RIYADH: Saudi Arabia’s education system is undergoing a sweeping transformation aligned with Vision 2030, shifting from traditional, input-focused methods to outcome-based education designed to equip students with future-ready skills, Harvard Business Review Arabic reported.

The transformation is being adopted and spearheaded by institutions such as Al-Nobala Private Schools, which introduced the Kingdom’s first national “learning outcomes framework,” aimed at preparing a generation of leaders and innovators for an AI-driven future, the report said.

Al-Nobala has leveraged international expertise to localize advanced learning methodologies.

The Riyadh-based school group developed a strategy that links every classroom activity to measurable student competencies, aiming to graduate learners equipped for the digital economy and real-world contexts. The school’s group approach combines traditional values with 21st-century skills such as critical thinking, communication, innovation and digital fluency.
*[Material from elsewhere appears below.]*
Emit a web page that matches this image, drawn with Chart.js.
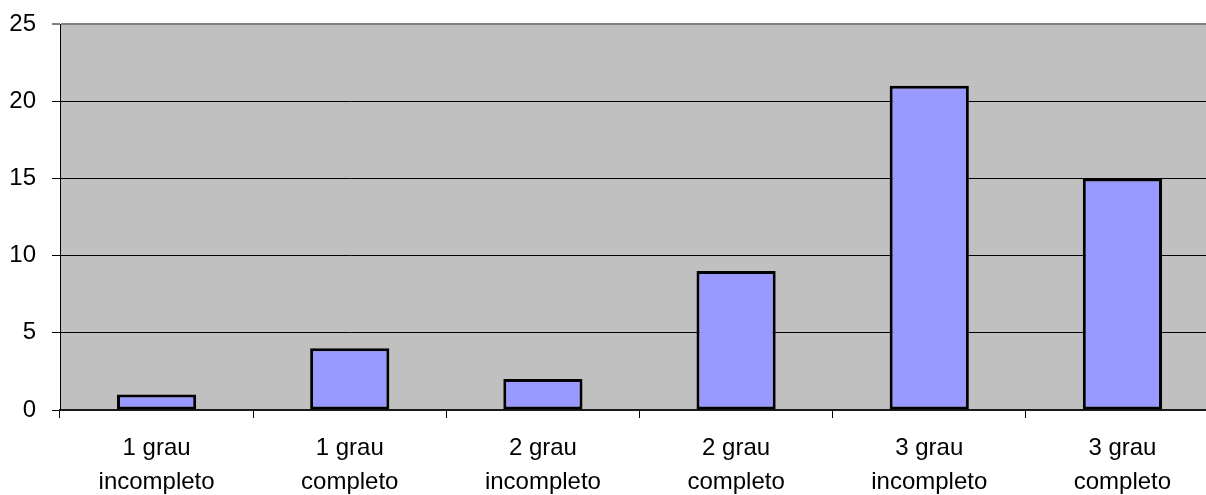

According to the report, the shift addresses the growing gap between outdated models built for low-tech, resource-constrained environments and today’s dynamic world, where learners must navigate real-time information, virtual platforms, and smart technologies.

“This is not just about teaching content, it’s about creating impact,” the report noted, citing how Al-Nobala’s model prepares students to thrive in an AI-driven world while aligning with national priorities.

The report noted that Saudi Arabia’s Ministry of Education has paved the way for this shift by transitioning from a centralized controller to a strategic enabler, allowing schools such as Al-Nobala to tailor their curriculum to meet evolving market and societal needs. This is part of the long-term goal to place the Kingdom among the top 20 global education systems.

Al-Nobala’s work, the report stated, has succeeded in serving the broader national effort to link education outcomes directly to labor market demands, helping to fulfill the Vision 2030 pillar of building a vibrant society with a thriving economy driven by knowledge and innovation.

Last February, Yousef bin Abdullah Al-Benyan, Saudi Arabia’s minister of education, said that the Kingdom was making “an unprecedented investment in education,” with spending aligned to the needs of growth and development. He said that in 2025, education received the second-largest share of the state budget, totaling $53.5 billion.